Senioritis? Keep Your Eyes on the Prize!
January is more than half over, February is a short month, plenty of people (myself included) are feeling unsure about the future of the world, anyway, and before you know it, your senior will be graduating from high school. Or, you know, not, if they’re not able to stay on course and resist the urge to succumb to senioritis. Even really dedicated students may find themselves on the downward slope of senior year, suddenly getting Cs instead of As. That would be bad, but not as bad as your kid failing a class they need to graduate. Basically, now is a good time to talk about this last semester of senior year of high school and make sure everyone understands what’s at stake.
This is not a good time to lose your mind, kids.
Fun fact #1
Colleges can and do rescind acceptances if they feel the student didn’t maintain “adequate academic progress.” That means if your kid fails a class because they blow it off after they get accepted to their dream school, they may indeed find themselves uninvited to join the freshman class. For some schools, that can even mean trouble if a grade drops from an A to a C. I’ve yet to see a college spell out the specifics of “adequate academic progress,” but every college asks for a final transcript, and if your kid doesn’t figure out until May that things didn’t go very well, their future could be in trouble.
Fun fact #2
Yes, high school students can make up classes in summer school, if need be, and they’ll graduate at the end of the summer. See above if you think this is a solution when a kid is planning to head off to college (likely their acceptance will be revoked). But aside from that, let’s say the plan is to work after high school—that will still be hard to do when stuck in summer school every day.
Fun fact #3
If your senior gets into any sort of legal trouble during this time period, they are likely to be tried as an adult (even if not 18 yet), and it may delay their high school graduation, and it will almost certainly mean any college acceptance will be rescinded.

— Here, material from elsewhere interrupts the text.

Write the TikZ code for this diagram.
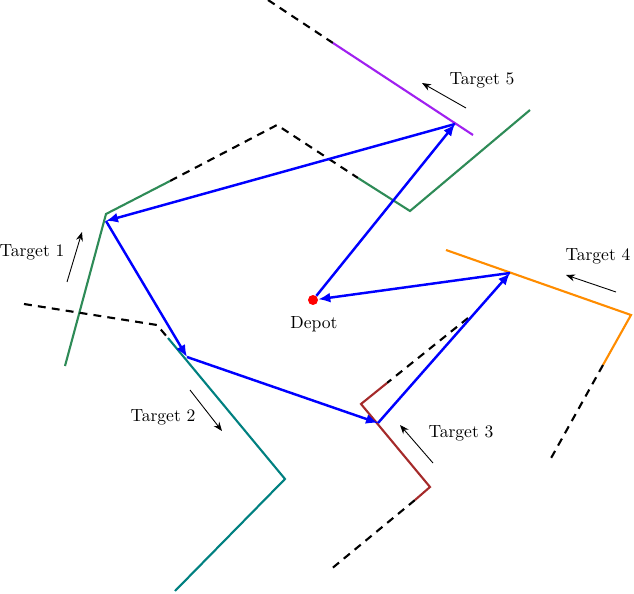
\documentclass[tikz,border=0pt]{standalone}
\usetikzlibrary{arrows.meta}
\definecolor{tgreen}{RGB}{46,139,87}
\definecolor{tteal}{RGB}{0,128,128}
\definecolor{tbrown}{RGB}{165,42,42}
\definecolor{torange}{RGB}{255,140,0}
\definecolor{tpurple}{RGB}{160,32,240}
\tikzset{
  trk/.style={line width=1.2pt, line join=miter},
  hid/.style={line width=1.2pt, dash pattern=on 4.5pt off 3.5pt, black},
  route/.style={blue, line width=1.4pt, -{Latex[length=2.4mm,width=2mm]}, shorten >=0pt},
  motion/.style={black, line width=0.5pt, -{Stealth[length=1.8mm,width=1.4mm]}},
  lab/.style={font=\normalsize, inner sep=0pt}
}
\begin{document}
\begin{tikzpicture}[x=0.2mm,y=-0.2mm]
\useasboundingbox (0,0) rectangle (634,594);
% Target 1 (green)
\draw[hid] (170,181) -- (277,125) -- (358,178);
\draw[trk,tgreen] (65,366) -- (106,214) -- (170,181);
\draw[trk,tgreen] (358,178) -- (410,211) -- (530,110);
% Target 2 (teal)
\draw[hid] (24,304) -- (157,325) -- (168,338);
\draw[trk,tteal] (168,338) -- (285,479) -- (175,591);
% Target 3 (brown)
\draw[hid] (468,318) -- (387,383);
\draw[hid] (415,500) -- (330,570);
\draw[trk,tbrown] (387,383) -- (361,404) -- (430,487) -- (415,500);
% Target 4 (orange)
\draw[trk,torange] (446,250) -- (631,315) -- (603,365);
\draw[hid] (603,365) -- (550,460);
% Target 5 (purple)
\draw[hid] (268,0) -- (333,43);
\draw[trk,tpurple] (333,43) -- (473,135);
% route points
\node[circle, fill=red, minimum size=2mm, inner sep=0pt] (depot) at (313,300) {};
\coordinate (v5) at (455,124);
\coordinate (v1) at (106,221);
\coordinate (v2) at (187,357);
\coordinate (v3) at (378,423);
\coordinate (v4) at (510,273);
\draw[route] (depot) -- (v5);
\draw[route] (v5) -- (v1);
\draw[route] (v1) -- (v2);
\draw[route] (v2) -- (v3);
\draw[route] (v3) -- (v4);
\draw[route] (v4) -- (depot);
% labels
\node[lab] (ldepot) at (314,324) {Depot};
\node[lab] (l1) at (32,252) {Target 1};
\node[lab] (l2) at (163,417) {Target 2};
\node[lab] (l3) at (461,433) {Target 3};
\node[lab] (l4) at (598,256) {Target 4};
\node[lab] (l5) at (482,80) {Target 5};
% motion arrows
\coordinate (a1s) at (67,282); \coordinate (a1e) at (82,232);
\coordinate (a2s) at (190,390); \coordinate (a2e) at (222,431);
\coordinate (a3s) at (433,463); \coordinate (a3e) at (400,425);
\coordinate (a4s) at (616,292); \coordinate (a4e) at (566,275);
\coordinate (a5s) at (466,108); \coordinate (a5e) at (422,83);
\draw[motion] (a1s) -- (a1e);
\draw[motion] (a2s) -- (a2e);
\draw[motion] (a3s) -- (a3e);
\draw[motion] (a4s) -- (a4e);
\draw[motion] (a5s) -- (a5e);
\end{tikzpicture}
\end{document}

In case it’s not clear, what I’m trying to say is: this is not a good time to lose your mind, kids.
But I could write another 10,000 words on this for the teens in question and it would fall on deaf ears, because—I don’t know if you know this—most teenagers already know everything! It’s true, so don’t try to tell them anything. They know. ‘Round here, that’s more like, “I knooooooooow, Moooooom!” (I bet that sounds familiar to many of you.) That would be a waste of time. This is for us parents, and how we can nudge our kids along the right path for a little bit longer.
The conundrum, for me, is that this is exactly the right time to start going hands-off; after all, pretty soon they’ll be out on their own, and if you treat even the last semester of school the way you always did (especially if that involves a fair amount of support/checking in/nagging). You do want to start sending the “I trust you to make the right decisions” message along with greater freedom, because the kids who don’t get to have that experience at home are the ones who end up with alcohol poisoning or worse once they get to school and taste freedom for the first time. You can’t treat the second semester of senior year like the first semester of freshman year. I mean, I suppose you could, but chances are excellent it wouldn’t go well.

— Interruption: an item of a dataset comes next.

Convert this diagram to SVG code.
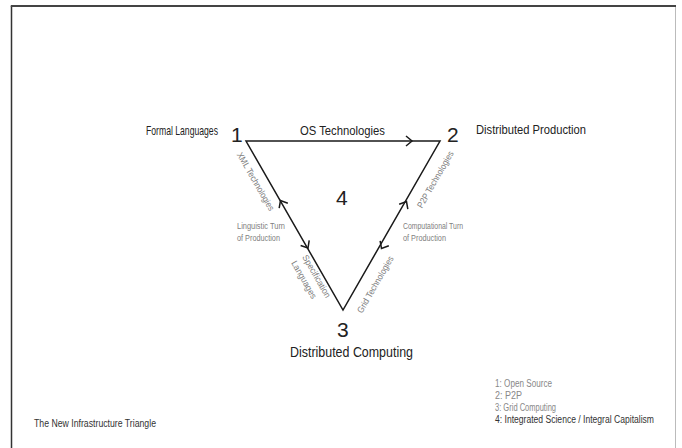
<svg xmlns="http://www.w3.org/2000/svg" width="682" height="448" viewBox="0 0 682 448">
<style>
text{font-family:"Liberation Sans Narrow","Liberation Sans",Arial,sans-serif}
.lbl{font-size:13.5px;fill:#222}
.num{font-size:21px;fill:#222}
.sm{font-size:9px;fill:#808080}
.lg{font-size:10px;fill:#888}
.edge{fill:none;stroke:#1a1a1a;stroke-width:1.5}
.arr{fill:none;stroke:none}
</style>
<defs>
<marker id="chev" markerUnits="userSpaceOnUse" markerWidth="14" markerHeight="14" viewBox="-8 -7 10 14" refX="0" refY="0" orient="auto">
<path d="M-6,-5 L0,0 L-6,5" fill="none" stroke="#1a1a1a" stroke-width="1.5"/>
</marker>
</defs>
<rect x="0" y="0" width="682" height="448" fill="#fff"/>
<g id="frame">
<line x1="11.5" y1="6" x2="11.5" y2="448" stroke="#333" stroke-width="1.5"/>
<line x1="10.8" y1="6" x2="676" y2="6" stroke="#444" stroke-width="2"/>
<line x1="675.5" y1="7" x2="675.5" y2="448" stroke="#bbb" stroke-width="1"/>
</g>
<g id="connectors">
<path class="edge" d="M246,141 L440,141 L343,310 Z"/>
<path class="arr" d="M400,141 L412,141" marker-end="url(#chev)"/>
<path class="arr" d="M286,210 L280.5,200.5" marker-end="url(#chev)"/>
<path class="arr" d="M302,238 L308,248" marker-end="url(#chev)"/>
<path class="arr" d="M401,211 L406.5,201.5" marker-end="url(#chev)"/>
<path class="arr" d="M387.5,238 L381.5,248.5" marker-end="url(#chev)"/>
</g>
<g id="node1">
<text class="num" x="231" y="142">1</text>
<text class="lbl" x="146" y="135" textLength="72" lengthAdjust="spacingAndGlyphs">Formal Languages</text>
</g>
<g id="node2">
<text class="num" x="447" y="142">2</text>
<text class="lbl" x="476" y="134" textLength="110" lengthAdjust="spacingAndGlyphs">Distributed Production</text>
</g>
<g id="node3">
<text class="num" x="337" y="337">3</text>
<text class="lbl" x="290" y="357" style="font-size:14px" textLength="123" lengthAdjust="spacingAndGlyphs">Distributed Computing</text>
</g>
<g id="node4">
<text class="num" x="336" y="205">4</text>
</g>
<g id="edge-labels">
<text class="lbl" x="300" y="135" textLength="85" lengthAdjust="spacingAndGlyphs">OS Technologies</text>
<text class="sm" transform="translate(253,183) rotate(60.1)" text-anchor="middle" textLength="66" lengthAdjust="spacingAndGlyphs">XML Technologies</text>
<text class="sm" transform="translate(302,257) rotate(60.1)" textLength="48" lengthAdjust="spacingAndGlyphs">Specification</text>
<text class="sm" transform="translate(291,263) rotate(60.1)" textLength="42" lengthAdjust="spacingAndGlyphs">Languages</text>
<text class="sm" transform="translate(438,181) rotate(-60.1)" text-anchor="middle" textLength="64" lengthAdjust="spacingAndGlyphs">P2P Technologies</text>
<text class="sm" transform="translate(378,286) rotate(-60.1)" text-anchor="middle" textLength="64" lengthAdjust="spacingAndGlyphs">Grid Technologies</text>
<text class="sm" x="237" y="229" textLength="48" lengthAdjust="spacingAndGlyphs">Linguistic Turn</text>
<text class="sm" x="237" y="241" textLength="43" lengthAdjust="spacingAndGlyphs">of Production</text>
<text class="sm" x="403" y="229" textLength="60" lengthAdjust="spacingAndGlyphs">Computational Turn</text>
<text class="sm" x="403" y="241" textLength="43" lengthAdjust="spacingAndGlyphs">of Production</text>
</g>
<g id="legend">
<text class="lg" x="495" y="387" textLength="57" lengthAdjust="spacingAndGlyphs">1: Open Source</text>
<text class="lg" x="495" y="399" textLength="27" lengthAdjust="spacingAndGlyphs">2: P2P</text>
<text class="lg" x="495" y="411" textLength="61" lengthAdjust="spacingAndGlyphs">3: Grid Computing</text>
<text class="lg" x="495" y="423" style="fill:#333" textLength="159" lengthAdjust="spacingAndGlyphs">4: Integrated Science / Integral Capitalism</text>
<text class="lg" x="34" y="427" style="fill:#333" textLength="122" lengthAdjust="spacingAndGlyphs">The New Infrastructure Triangle</text>
</g>
</svg>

Game Plan for the Rest of Senior Year
So here’s how we approach second semester of senior year in my house. (The first kid gave us a successful trial run so we’re doing it with the second one, too.)
Don’t assume these last few months will fly by without a hitch.
I trust you are handling your classes/grades appropriately, but also that you understand I will swoop in with hellfire and curtailing of privileges if it comes to my attention that you’ve decided to stop working. The message I repeat to my kids during this time is consistent and probably annoying: “Finish strong because you’re almost done and you will kick yourself if you don’t.” You’re so tired of shenanigans at the high school? I get it, but you’re almost done. You’re tired of working hard and you can probably slide by on that test with a lower grade? Probably, but the time you regain today by blowing off studying be wasted later as you feel disappointed in yourself for not finishing strong after you worked so hard for so many years. My feeling is that this is a good time to give kids more freedom, but if they take it and blow off school, what makes anyone think they’ll be successful in college?
I absolutely want you to enjoy this time and have new adventures and great privileges, as long as you do so responsibly. As long as school is being taken care of, sure, this is a time when you can stay out later, go places I might not have said okay to in the past, have more freedom, etc. This does not include breaking the law in any way—you’re never going to hear “kids will be kids!” or any other such minimizing of illegal behavior from me—or engaging in behavior which is dangerous. Freedom is earned alongside responsibility. (Ideally we’ve been increasing those freedoms and responsibilities along the way, anyway, but if you haven’t, now is a good time to get on that.) This includes, but is not limited to, having to listen to your mother talk to you about things like sex and drugs—yes, again—because opportunities are going to present themselves to you and I want to be sure your eyes are open when they do.
Listen, the truth is that my kids are pretty risk-averse. We’ve certainly had our challenges in raising them, but other than some, “But I don’t wanna” attitude senior year, this is not a huge issue for us. But I can tell you I wish I had a nickel for every classmate of theirs I heard about making truly terrible choices during this time, and it was the “good” kids more than anyone else. Don’t assume these last few months will fly by without a hitch. Make your expectations clear, encourage your kid to focus on what’s ahead, and then cross your fingers.